The compounds were surrounded by barbed-wire fences, which had convenient gaps in the barbs at various points that allowed you to climb the fences and hop in from myriad angles (developer Innerloop Studios didn’t quite have the confidence in the design to let you enter and exit from any point, but they were certainly on that Far Cry trajectory).

There was some degree of power fantasy to IGI as well. Enemy bullets may have been damaging, but the braindead AI made them veritable sitting ducks; when you shot someone near them, they’d stand cluelessly by their dead comrades as if they had no frame of reference for the closely related concepts of danger and death, even when it would occur right next to them. Get the Jackhammer gun later on, and you weren’t so far off being a British, balding Doom Guy rampaging around Siberia.

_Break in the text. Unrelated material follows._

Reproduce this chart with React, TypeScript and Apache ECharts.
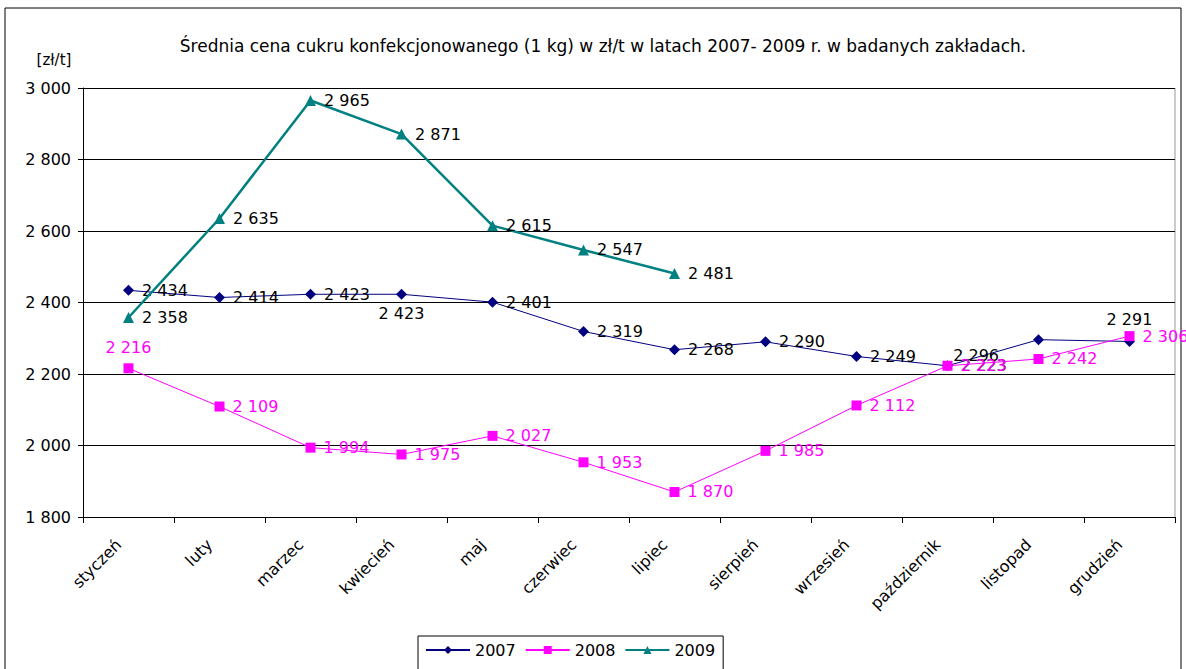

Then there were the ziplines, which sent you soaring through the majestic landscape down towards the compounds (and your probable death as a greeting party of armed guards would swiftly shoot you down at the bottom). These action-movie touches elevated IGI beyond the earnest tactical shooter and towards an idea that wouldn’t be fully actualised until 2003 when Ubisoft made a certain shooter involving a tropical island, a B-movie protagonist, and those weird mutant-monsters that everyone forgets existed in the Far Cry series.

Am I excited for IGI Origins? Bit soon to tell. It’s a completely different development team (the experienced Antimatter Games, who made Rising Storm 2: Vietnam), and all we have to go on is an admittedly well-lit gameplay trailer that shows some cool sneaking around, a couple of stealth kills, and – for some reason – a lot of clambering up and down ladders (because nothing evokes the Special Operative fantasy quite like ladders). What’s certain is that Origins comes from an overlooked series, so they at least have some freedom in how to approach it.

And freedom of approach is a great thing in videogames. Just ask David Jones.